Т.: И каким было твоё положение? Ты сидела одна в своей камере. Что ты делала целый день?
М.: Я читала, смотрела в окно, наблюдала за происходящим снаружи. Я могла выглядывать, даже через тройную решётку. Если я подходила к решётке совсем близко, то могла увидеть, как снаружи передвигались подразделения фараонов. Иногда по полю верхом проезжали конные полицейские. Их можно было услышать. Потом они разъезжались, а затем снова возвращались назад. Или как подъезжали полицейские машины, их я могла увидеть по крайней мере частично.
Т.: В этот период ты вообще могла с кем-нибудь говорить?
М.: Только с врачом. И с ним я не была наедине, при наших встречах присутствовали фараоны. Однажды у меня неожиданно сильно распухло горло, поэтому я хотела обратиться к врачу и поговорить с ним наедине, поскольку считала, что это связано с тюремной пищей. Тогда мне сказали: «Нет, это невозможно, даже с тюремным врачом». Потом ещё приходил профессор, который был доверенным врачом других лиц. Но он смог обследовать меня тоже только под надзором.
Т.: В такой изоляции ты разговаривала сама с собой?
М.: Про себя, конечно. Там находишься в экстремальной ситуации, в чудовищном вакууме. Время идёт очень медленно, а напряжение чрезвычайно сильно. Это ожидание делает тебя чувствительным к любому шуму, ты замечаешь любую малейшую и незначительную перемену.
Т.: Ты надеялась на то, что ваше освобождение удастся?
М.: Да, я очень надеялась, что оно сможет осуществиться. Но вновь и вновь меня одолевало сомнение; в таком положении приходили то одни, то другие мысли. Впрочем, со временем становилось ясно, что кризисный штаб тянет время. Они всё требовали новых доказательств того, что Шлейер жив, ставили новые условия и так бесконечно затягивали обмен. 13 сентября к нам пришёл сотрудник БКА Клаус [10], чтобы узнать, согласны ли мы лететь самолётом, а также куда бы мы хотели полететь. Тогда надежда снова затеплилась, поскольку я думала, что они не стали бы нас спрашивать, если бы в самом деле не предполагали вывезти нас на самолёте.
Т.: Как именно это происходило?
М.: Клаус пришёл с бланками, которые мы должны были подписать.

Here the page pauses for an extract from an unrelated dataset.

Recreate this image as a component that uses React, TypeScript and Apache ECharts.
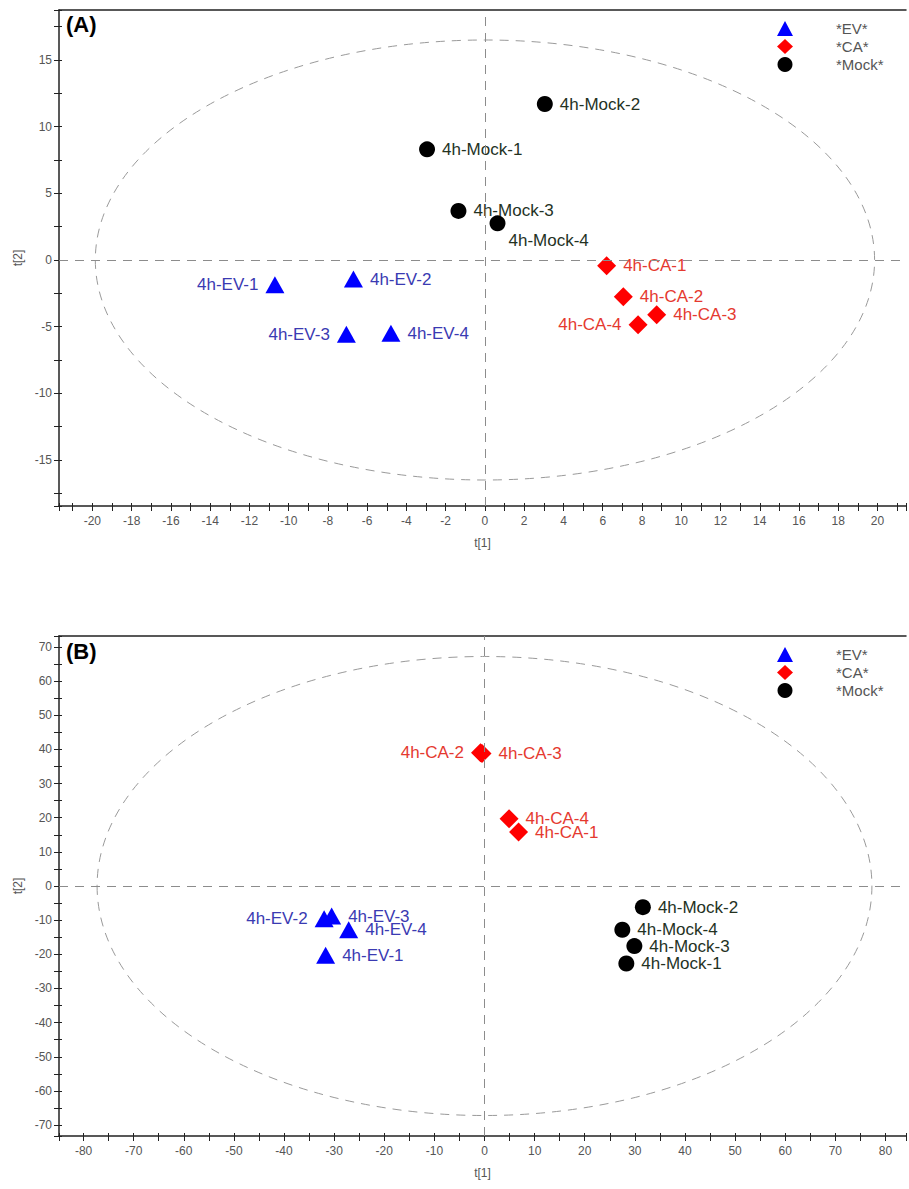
import React, { useEffect, useRef } from 'react';
import * as echarts from 'echarts';

// ---------- Panel (A) data: [label, t[1], t[2]] ----------
const A_EV: [string, number, number][] = [
  ['4h-EV-1', -10.7, -1.85],
  ['4h-EV-2', -6.7, -1.43],
  ['4h-EV-3', -7.06, -5.56],
  ['4h-EV-4', -4.79, -5.49],
];
const A_CA: [string, number, number][] = [
  ['4h-CA-1', 6.2, -0.43],
  ['4h-CA-2', 7.05, -2.76],
  ['4h-CA-3', 8.75, -4.1],
  ['4h-CA-4', 7.8, -4.86],
];
const A_MOCK: [string, number, number][] = [
  ['4h-Mock-1', -2.95, 8.3],
  ['4h-Mock-2', 3.05, 11.7],
  ['4h-Mock-3', -1.35, 3.68],
  ['4h-Mock-4', 0.64, 2.75],
];
const A_ELLIPSE: [number, number] = [19.85, 16.5];

// ---------- Panel (B) data ----------
const B_EV: [string, number, number][] = [
  ['4h-EV-1', -31.7, -20.3],
  ['4h-EV-2', -32.0, -9.6],
  ['4h-EV-3', -30.5, -8.8],
  ['4h-EV-4', -27.1, -12.8],
];
const B_CA: [string, number, number][] = [
  ['4h-CA-1', 6.8, 15.8],
  ['4h-CA-2', -0.8, 39.0],
  ['4h-CA-3', -0.5, 38.8],
  ['4h-CA-4', 4.9, 19.7],
];
const B_MOCK: [string, number, number][] = [
  ['4h-Mock-1', 28.3, -22.7],
  ['4h-Mock-2', 31.6, -6.2],
  ['4h-Mock-3', 29.9, -17.6],
  ['4h-Mock-4', 27.5, -12.8],
];
const B_ELLIPSE: [number, number] = [77.3, 67.2];

// label placement (style only)
const A_EV_POS = ['left', 'right', 'left', 'right'];
const A_CA_POS = ['right', 'right', 'right', 'left'];
const A_MOCK_POS = ['right', 'right', 'right', 'below'];
const B_EV_POS = ['right', 'left', 'right', 'right'];
const B_CA_POS = ['right', 'left', 'right', 'right'];
const B_MOCK_POS = ['right', 'right', 'right', 'right'];

const GROUPS = ['*EV*', '*CA*', '*Mock*'];
const MARKER_COLORS = ['#0000ff', '#ff0000', '#000000'];
const LABEL_COLORS = ['#3a3ab2', '#e5392f', '#24321f'];
const SYMBOLS = ['triangle', 'diamond', 'circle'];
const SYMBOL_SIZES: any[] = [[19, 17], [19, 19], 16];

const FONT = 'Liberation Sans, Arial, sans-serif';

function toData(rows: [string, number, number][], pos: string[]) {
  return rows.map((r, i) => {
    const p = pos[i];
    const label: any =
      p === 'below'
        ? { position: 'right', offset: [-4, 17] }
        : { position: p };
    return { name: r[0], value: [r[1], r[2]], label };
  });
}

function ellipseSeries(xi: number, yi: number, ab: [number, number]) {
  return {
    type: 'custom',
    xAxisIndex: xi,
    yAxisIndex: yi,
    silent: true,
    z: 1,
    data: [ab],
    renderItem: (_p: any, api: any) => {
      const c = api.coord([0, 0]);
      const s = api.size([api.value(0), api.value(1)]);
      const rx = s[0];
      const ry = s[1];
      const d =
        `M ${c[0] - rx} ${c[1]} A ${rx} ${ry} 0 1 0 ${c[0] + rx} ${c[1]} ` +
        `A ${rx} ${ry} 0 1 0 ${c[0] - rx} ${c[1]} Z`;
      return {
        type: 'path',
        shape: { pathData: d },
        style: { fill: 'none', stroke: '#9a9a9a', lineWidth: 1, lineDash: [9, 7] },
      };
    },
  };
}

function groupSeries(g: number, xi: number, yi: number, rows: [string, number, number][], pos: string[], withZeroLines: boolean) {
  const s: any = {
    name: GROUPS[g],
    type: 'scatter',
    xAxisIndex: xi,
    yAxisIndex: yi,
    symbol: SYMBOLS[g],
    symbolSize: SYMBOL_SIZES[g],
    itemStyle: { color: MARKER_COLORS[g], opacity: 1 },
    z: 3,
    label: {
      show: true,
      formatter: '{b}',
      color: LABEL_COLORS[g],
      fontSize: 17,
      fontFamily: FONT,
      distance: 7,
    },
    emphasis: { disabled: true },
    data: toData(rows, pos),
  };
  if (withZeroLines) {
    s.markLine = {
      silent: true,
      symbol: 'none',
      label: { show: false },
      lineStyle: { color: '#8c8c8c', width: 1, type: [9, 7] },
      data: [{ xAxis: 0 }, { yAxis: 0 }],
    };
  }
  return s;
}

function valueAxis(opts: any) {
  const { gridIndex, min, max, step, labelStep, position, name, nameGap, isY, inner } = opts;
  return {
    type: 'value',
    gridIndex,
    position,
    min,
    max,
    minInterval: step,
    maxInterval: step,
    splitNumber: Math.round((max - min) / step),
    name: inner ? '' : name,
    nameLocation: 'middle',
    nameGap,
    nameTextStyle: { fontSize: 12, color: '#555', fontFamily: FONT },
    axisLine: { show: !inner, onZero: false, lineStyle: { color: '#222', width: 1.5 } },
    axisTick: { show: true, inside: !!inner, length: inner ? 3 : 5, lineStyle: { color: '#222', width: 1 } },
    splitLine: { show: false },
    axisLabel: {
      show: !inner,
      margin: isY ? 7 : 9,
      fontSize: 12,
      color: '#555',
      fontFamily: FONT,
      formatter: (v: number) => {
        const r = v / labelStep;
        return Math.abs(r - Math.round(r)) < 1e-6 ? String(Math.round(v)) : '';
      },
    },
  };
}

function topBorder(gridIndex: number, min: number, max: number) {
  return {
    type: 'value',
    gridIndex,
    position: 'top',
    min,
    max,
    axisLine: { show: true, onZero: false, lineStyle: { color: '#222', width: 1.5 } },
    axisTick: { show: false },
    axisLabel: { show: false },
    splitLine: { show: false },
  };
}

function legend(top: number) {
  return {
    orient: 'vertical',
    left: 777,
    top,
    padding: 0,
    itemWidth: 16,
    itemHeight: 15,
    itemGap: 3,
    selectedMode: false,
    textStyle: { fontSize: 15, color: '#555', fontFamily: FONT, padding: [0, 0, 0, 38] },
    data: GROUPS.map((n, i) => ({ name: n, icon: SYMBOLS[i] })),
  };
}

export default function App() {
  const ref = useRef<HTMLDivElement>(null);
  useEffect(() => {
    document.body.style.margin = '0';
    if (!ref.current) return;
    const chart = echarts.init(ref.current, null, { renderer: 'svg' });
    const AX = [-21.7, 21.45];
    const AY = [-18.45, 18.75];
    const BX = [-84.9, 84.1];
    const BY = [-73.2, 73.2];
    const option: any = {
      animation: false,
      backgroundColor: '#ffffff',
      grid: [
        { left: 59, top: 10, width: 850, height: 496 },
        { left: 59, top: 636, width: 850, height: 500 },
      ],
      xAxis: [
        valueAxis({ gridIndex: 0, min: AX[0], max: AX[1], step: 1, labelStep: 2, position: 'bottom', name: 't[1]', nameGap: 31 }),
        valueAxis({ gridIndex: 1, min: BX[0], max: BX[1], step: 5, labelStep: 10, position: 'bottom', name: 't[1]', nameGap: 31 }),
        topBorder(0, AX[0], AX[1]),
        topBorder(1, BX[0], BX[1]),
        valueAxis({ gridIndex: 0, min: AX[0], max: AX[1], step: 1, labelStep: 2, position: 'bottom', inner: true }),
        valueAxis({ gridIndex: 1, min: BX[0], max: BX[1], step: 5, labelStep: 10, position: 'bottom', inner: true }),
      ],
      yAxis: [
        valueAxis({ gridIndex: 0, min: AY[0], max: AY[1], step: 2.5, labelStep: 5, position: 'left', name: 't[2]', nameGap: 21, isY: true }),
        valueAxis({ gridIndex: 1, min: BY[0], max: BY[1], step: 5, labelStep: 10, position: 'left', name: 't[2]', nameGap: 21, isY: true }),
        valueAxis({ gridIndex: 0, min: AY[0], max: AY[1], step: 2.5, labelStep: 5, position: 'left', isY: true, inner: true }),
        valueAxis({ gridIndex: 1, min: BY[0], max: BY[1], step: 5, labelStep: 10, position: 'left', isY: true, inner: true }),
      ],
      legend: [legend(21), legend(647)],
      graphic: [
        { type: 'text', left: 66, top: 13, style: { text: '(A)', fontSize: 22, fontWeight: 'bold', fontFamily: FONT, fill: '#000' } },
        { type: 'text', left: 66, top: 640, style: { text: '(B)', fontSize: 22, fontWeight: 'bold', fontFamily: FONT, fill: '#000' } },
      ],
      series: [
        ellipseSeries(0, 0, A_ELLIPSE),
        groupSeries(0, 0, 0, A_EV, A_EV_POS, true),
        groupSeries(1, 0, 0, A_CA, A_CA_POS, false),
        groupSeries(2, 0, 0, A_MOCK, A_MOCK_POS, false),
        ellipseSeries(1, 1, B_ELLIPSE),
        groupSeries(0, 1, 1, B_EV, B_EV_POS, true),
        groupSeries(1, 1, 1, B_CA, B_CA_POS, false),
        groupSeries(2, 1, 1, B_MOCK, B_MOCK_POS, false),
      ],
    };
    chart.setOption(option);
    return () => chart.dispose();
  }, []);
  return <div ref={ref} style={{ width: 909, height: 1189 }} />;
}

Он хотел знать, хотим ли мы лететь самолётом, и если хотим, то куда именно.
Т.: И? Что ты ответила?
М.: Я сказала: «Да, я согласна лететь самолётом, но только при условии, что потом правительство ФРГ сразу же не потребует нашей выдачи». О пунктах назначения я ничего не сказала, поскольку хотела обсудить это с товарищами.
Т.: Вы договаривались между собой, что отвечать?
М.: Нет. Это было невозможно. Когда Клаус приходил в первый раз, я прокричала об этом товарищам в других камерах, и в ответ на это меры изоляции существенно ужесточили, потому что Клаус, конечно, узнал об этом [11]. Андреаса и меня перевели в другие камеры, причём ближе к посту надзирателей.
Т.: А долго Клаус пробыл в твоей камере?
М.: Совсем нет. Потом я пошла в канцелярию. Это продолжалось четверть часа или десять минут.
Т.: В то время приходили ещё сотрудники БКА или ведомства по охране конституции, чтобы поговорить с тобой?
М.: Нет, в сентябре ко мне не обращались. Но я узнала, что в то время Андреас пытался вступить в контакт с ведомством федерального канцлера. Это было 29 сентября, в начале октября снова приходил Клаус из БКА. По горячим следам приходил кто-то из ведомства федерального канцлера [12].
Т.: Но Андреас Баадер не согласовывал с вами свою инициативу?
М.: Я знала, что он намеревался это сделать. Об этом он, конечно, кричал нам.
Т.: И каким было твоё мнение об этом шаге?
М.: Я считала, что неплохо по крайней мере попытаться ещё раз что-нибудь сделать, а не только сидеть там и ждать. После смерти Понто, то есть в то время, когда мы ещё встречались друг с другом и когда нам, возможно, казалось, что дело дойдёт до акции освобождения, мы говорили о том, что будет, если мы окажемся в такой ситуации. Поэтому Андреас мог тогда за нас сделать это заявление перед ведомством федерального канцлера: сказать, что мы не вернёмся в ФРГ, если нас освободят, если только ситуация здесь не изменится кардинальным образом.
Т.: Как вы пришли к этой мысли? Это было первым признанием поражения РАФ?
М.: Вообще-то нет. Напротив. Мы бы кое-что получили: свободу.